When we are healthy, our awareness rides within us.  We are not split apart and we are able to rest in the flow.  In this way, our life force moves evenly within us and we are able to see into the creative space and touch genuine moments of life.  But, we are not always healthy.  We are sometimes broken and easily triggered.  We are sometimes depleted and feel we need to fix something, add something, change something or devour something. The more we actually need, the more our wants become an obsession. The feeling of obsession is initially soothing. Rather than fall into the dark corners of mind we reach for straws until we’ve constructed a strawperson savior.  We teach for the junk, chase that dragon and swoon into a sense of false euphoria. We become enveloped in a protective batting that promises to save us from the sadness of life. In this way, we fill all the space and leave room for little beyond our obsession. At some point, we turn ourselves over to the power of our desire, lose our present, and so doing, loose our mind and our life.

 

And all the while life is going on nonetheless. Bills are piling, friends are leaving, life is calling but we are too obsessed to listen.

 

I call the opposite of “ah-ha moments our  “aw-shit” moments.  Aw-sit is when we CHOOSE – knowingly or not – to abandon ourselves, abdicate authority over our life and hand ourselves over to obsession. Obsession can be a momentary thing, as when we stuff the pain in our heart full of chocolate.  It can be a bowl of shut-the-fuck-up, it can be a mind-set we cannot shake, or it can be an addiction that controls our body spirit and mind. But, whether it be large or small the obsession is gripping to a false image that eclipses the rest our life.  The reality is never what we think. But in that moment of clinging we shut out the lights, lose the space to see and choose the fantasy of escape over the reality of what is actually there. Its like squinting our eyes shut and jumping off a cliff in order to save ourselves. In the words of the guru Bugs Bunny, “that trick never works.”

 

Whether our obsession has become the raison d’etre of life, a recurrent escape or a toxic philosophy that lies sleeping in the shadows of mind, we have taken a simple experience in life and fetishized it into an object of disproportionate importance.  We loose context and completely blind ourselves in a misguided attempt to save ourselves.

 

Save ourselves? From what? Our life? Is it that bad? Or has it simply become bad because we’ve mistaken the rush of dopamine for the value of actually commanding our life?  And, of course, the great irony is that the more we escape our life, the harder it becomes.

 

The alternative is to wake up into the flow of our life. By training in mindfulness of body we can feel the moment of gripping. By developing mindfulness of spirit we begin to gain contact to our emotional world, understanding wants and needs. Mindfulness of mind is the awareness of our thinking, the past layers of programming to the momentary blips that refocus – or unfocus – reality. Once we understand the difference between projection and reality, we can relax the body past grabbing onto projections and into the space of choice.

 

With synchronicity of body, spirit and mind we can relax into a healthy and productive connection to our life.

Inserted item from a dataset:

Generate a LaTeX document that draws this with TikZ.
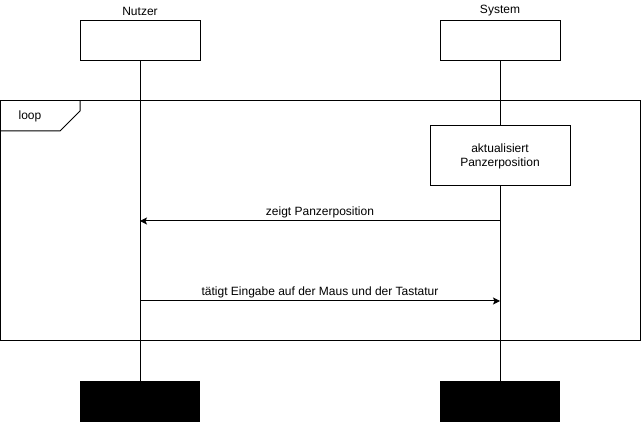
\documentclass[tikz,border=0pt]{standalone}
\usepackage{fontspec}
\setmainfont{Liberation Sans}
\usetikzlibrary{arrows.meta,positioning,calc}

\begin{document}
\begin{tikzpicture}[
	x=1pt, y=-1pt,
	every node/.style={font=\fontsize{12}{14}\selectfont},
	head/.style={draw, line width=1pt, fill=white, minimum width=120pt, minimum height=40pt, inner sep=0pt},
	tail/.style={fill=black, minimum width=120pt, minimum height=41pt, inner sep=0pt},
	life/.style={line width=1pt},
	act/.style={draw, line width=1pt, fill=white, minimum width=140pt, minimum height=60pt, align=center, inner sep=0pt},
	msg/.style={line width=1pt, -{Stealth[length=7pt,width=7pt,inset=1.5pt]}},
	lab/.style={inner sep=1pt, anchor=south}
	]
	
	\useasboundingbox (0,0) rectangle (641,422);
	
	% --------------------------------------------------------------------
	% participants
	% --------------------------------------------------------------------
	\node (nutzername) at (140,11) {Nutzer};
	\node (systemname) at (500,11) {System};
	
	\node[head] (nutzer) at (140,41) {};
	\node[head] (system) at (500,41) {};
	
	\node[tail] (nutzerend) at (140,401.5) {};
	\node[tail] (systemend) at (500,401.5) {};
	
	% lifelines
	\draw[life] (nutzer.south)--(nutzerend.north);
	\draw[life] (system.south)--(systemend.north);
	
	% --------------------------------------------------------------------
	% loop frame
	% --------------------------------------------------------------------
	\node[draw, line width=1pt, minimum width=640pt, minimum height=240pt, inner sep=0pt] (frame) at (320,221) {};
	\draw[line width=1pt] (80,101)--(80,111)--(60,131)--(0,131);
	\node (looplab) at (30,116.5) {loop};
	
	% activation
	\node[act] (update) at (500,156) {aktualisiert\\Panzerposition};
	
	% --------------------------------------------------------------------
	% messages
	% --------------------------------------------------------------------
	\coordinate (s1) at (500,221);
	\coordinate (n1) at (140,221);
	\coordinate (n2) at (140,301);
	\coordinate (s2) at (500,301);
	
	\draw[msg] (s1)--(n1) node[lab, midway, yshift=1.5pt] {zeigt Panzerposition};
	\draw[msg] (n2)--(s2) node[lab, midway, yshift=1.5pt] {tätigt Eingabe auf der Maus und der Tastatur};
	
\end{tikzpicture}
\end{document}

One thought on “O B S E S S I O N

  1. “The more we actually need, the more our wants become an obsession.” Maybe, then, the less we need the less room for obsession? If so, the losses I’ve piled up as a result of addiction are a blessing. A stripped down life is an invitation to surrender to contentment in the present moment.

    You don’t get real, honest, dirt-under-the-nails wisdom like that packed in every sentence of this essay, without having had a hard row to hoe. Write the book already, Joe.